Note that this is not the same hit as in the example above (doing this manually makes it hard to keep track, see below).

  1. For ten results, there is just one min max block per hit. I tried this with k = 100, and I count as many min max blocks as hits (using the original search pipeline).

  2. I initially tried this on a single small index with 13’968 docs and then re-ran the same query over all indices (22 indices in total, sizes differ per index as this corresponds to sources or providers in our ETL pipeline) with 4’895’598 docs in total using the wildcard pattern *. I do not see any difference regarding the response’s structure.

This what I can provide for now. I did this using the dev console. I think for a more systematic approach, I’d need to put the steps in a script, so this could be run automatically.

Let me know if this helps or additional details are needed. Thank you very much.

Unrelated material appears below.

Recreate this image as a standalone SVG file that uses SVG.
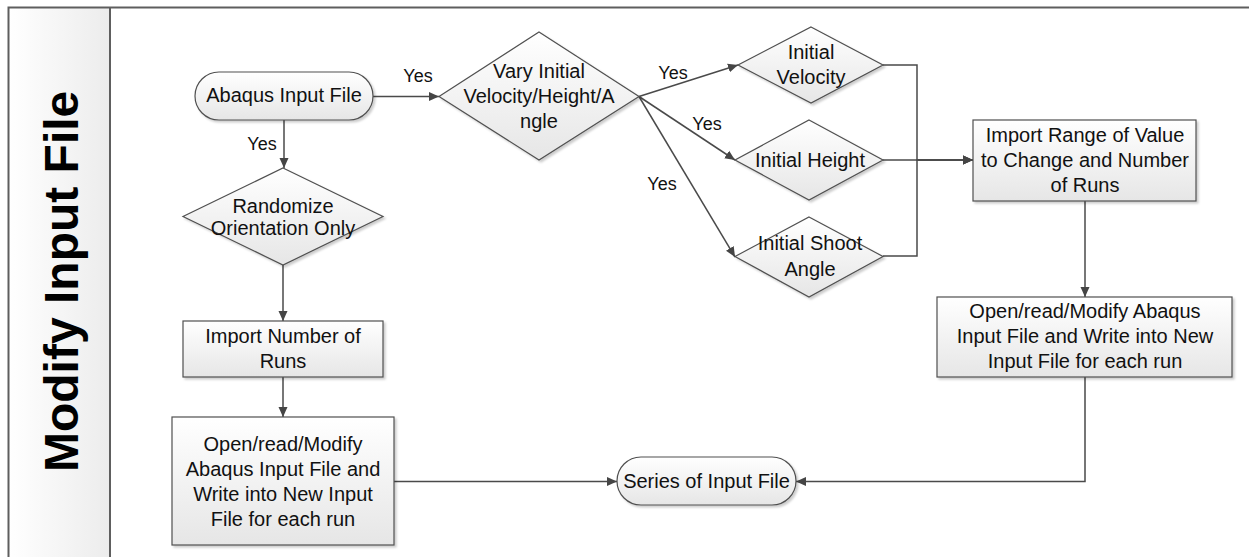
<svg xmlns="http://www.w3.org/2000/svg" width="1249" height="557" viewBox="0 0 1249 557">
  <defs>
    <linearGradient id="nodeFill" x1="0" y1="0" x2="0" y2="1">
      <stop offset="0" stop-color="#ffffff"/>
      <stop offset="1" stop-color="#e6e6e6"/>
    </linearGradient>
    <linearGradient id="laneFill" x1="0" y1="0" x2="1" y2="0">
      <stop offset="0" stop-color="#ffffff"/>
      <stop offset="1" stop-color="#ececec"/>
    </linearGradient>
    <filter id="shadow" x="-10%" y="-10%" width="130%" height="140%">
      <feDropShadow dx="2" dy="2" stdDeviation="1.2" flood-color="#000000" flood-opacity="0.2"/>
    </filter>
    <marker id="arrow" viewBox="0 0 10 10" refX="10" refY="5" markerWidth="10" markerHeight="10" markerUnits="userSpaceOnUse" orient="auto">
      <path d="M0,0.5 L10,5 L0,9.5 Z" fill="#454545"/>
    </marker>
  </defs>
  <style>
    .frame { fill: none; stroke: #5e5e5e; stroke-width: 2; }
    .node { fill: url(#nodeFill); stroke: #505050; stroke-width: 1.2; filter: url(#shadow); }
    .label { font-family: "Liberation Sans", Arial, sans-serif; font-size: 20px; fill: #111111; text-anchor: middle; }
    .yes { font-family: "Liberation Sans", Arial, sans-serif; font-size: 18px; fill: #111111; text-anchor: middle; }
    .title { font-family: "Liberation Sans", Arial, sans-serif; font-size: 48px; font-weight: bold; fill: #000000; }
    .conn { fill: none; stroke: #4a4a4a; stroke-width: 1.5; }
    .conn-arrow { fill: none; stroke: #4a4a4a; stroke-width: 1.5; marker-end: url(#arrow); }
  </style>

  <rect width="1249" height="557" fill="#ffffff"/>

  <!-- swimlane -->
  <g id="lane">
    <rect x="8.5" y="7.5" width="101.5" height="550" fill="url(#laneFill)"/>
    <path class="frame" d="M1249,7.5 H8.5 V557 M110,7.5 V557"/>
    <text class="title" transform="translate(78,472) rotate(-90)">Modify Input File</text>
  </g>

  <!-- connectors -->
  <g id="connectors">
    <path class="conn-arrow" d="M284,120 V168"/>
    <path class="conn-arrow" d="M373,96.5 H439"/>
    <path class="conn-arrow" d="M283,265 V321"/>
    <path class="conn-arrow" d="M283,377 V417"/>
    <path class="conn-arrow" d="M394,481.5 H617"/>
    <path class="conn-arrow" d="M639,96.5 L738,65"/>
    <path class="conn-arrow" d="M639,96.5 L735,160"/>
    <path class="conn-arrow" d="M639,96.5 L735,257"/>
    <path class="conn-arrow" d="M883,65 H917 V160 H973"/>
    <path class="conn-arrow" d="M883,160 H973"/>
    <path class="conn-arrow" d="M883,256 H917 V160 H973"/>
    <path class="conn-arrow" d="M1085,201 V297"/>
    <path class="conn-arrow" d="M1085,377 V481.5 H796"/>
    <text class="yes" x="262" y="150">Yes</text>
    <text class="yes" x="418" y="82">Yes</text>
    <text class="yes" x="673" y="79">Yes</text>
    <text class="yes" x="707" y="130">Yes</text>
    <text class="yes" x="662" y="190">Yes</text>
  </g>

  <!-- nodes -->
  <g id="abaqus-input">
    <rect class="node" x="195" y="72" width="178" height="48" rx="24" ry="24"/>
    <text class="label" x="284" y="102">Abaqus Input File</text>
  </g>

  <g id="randomize">
    <polygon class="node" points="283,168 383,216.5 283,265 183,216.5"/>
    <text class="label" x="283" y="213">Randomize</text>
    <text class="label" x="283" y="235">Orientation Only</text>
  </g>

  <g id="import-runs">
    <rect class="node" x="183" y="321" width="200" height="56"/>
    <text class="label" x="283" y="343">Import Number of</text>
    <text class="label" x="283" y="368">Runs</text>
  </g>

  <g id="modify-left">
    <rect class="node" x="172" y="417" width="222" height="128"/>
    <text class="label" x="283" y="451">Open/read/Modify</text>
    <text class="label" x="283" y="476">Abaqus Input File and</text>
    <text class="label" x="283" y="501">Write into New Input</text>
    <text class="label" x="283" y="526">File for each run</text>
  </g>

  <g id="vary">
    <polygon class="node" points="539,32 639,96.5 539,160 439,96.5"/>
    <text class="label" x="539" y="78">Vary Initial</text>
    <text class="label" x="539" y="103">Velocity/Height/A</text>
    <text class="label" x="539" y="128">ngle</text>
  </g>

  <g id="initial-velocity">
    <polygon class="node" points="811,27 883,65 811,103 738,65"/>
    <text class="label" x="811" y="59">Initial</text>
    <text class="label" x="811" y="84">Velocity</text>
  </g>

  <g id="initial-height">
    <polygon class="node" points="809,120 883,160 809,200 735,160"/>
    <text class="label" x="810" y="167">Initial Height</text>
  </g>

  <g id="initial-angle">
    <polygon class="node" points="809,217 883,256.5 809,297 735,256.5"/>
    <text class="label" x="810" y="250">Initial Shoot</text>
    <text class="label" x="810" y="276">Angle</text>
  </g>

  <g id="import-range">
    <rect class="node" x="973" y="120" width="223" height="81"/>
    <text class="label" x="1085" y="142">Import Range of Value</text>
    <text class="label" x="1085" y="167">to Change and Number</text>
    <text class="label" x="1085" y="192">of Runs</text>
  </g>

  <g id="modify-right">
    <rect class="node" x="937" y="297" width="295" height="80"/>
    <text class="label" x="1085" y="318">Open/read/Modify Abaqus</text>
    <text class="label" x="1085" y="343">Input File and Write into New</text>
    <text class="label" x="1085" y="368">Input File for each run</text>
  </g>

  <g id="series">
    <rect class="node" x="617" y="457" width="179" height="48" rx="24" ry="24"/>
    <text class="label" x="706.5" y="488">Series of Input File</text>
  </g>
</svg>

PS: Actually, I observed this already last year but then all of a sudden, I got the structure I expected, see Hybrid Score Explain Output's Structure Diverges from Docs - #2 by tobe I cannot explain this change in behaviour.

Usually, you only get two normalization blocks if the document is returned by both the keyword search and the k-NN search. If a document only appears in one of the result sets (e.g., it wasn’t in the top K for the vector search), the explanation often simplifies or omits the second block because there is nothing to combine.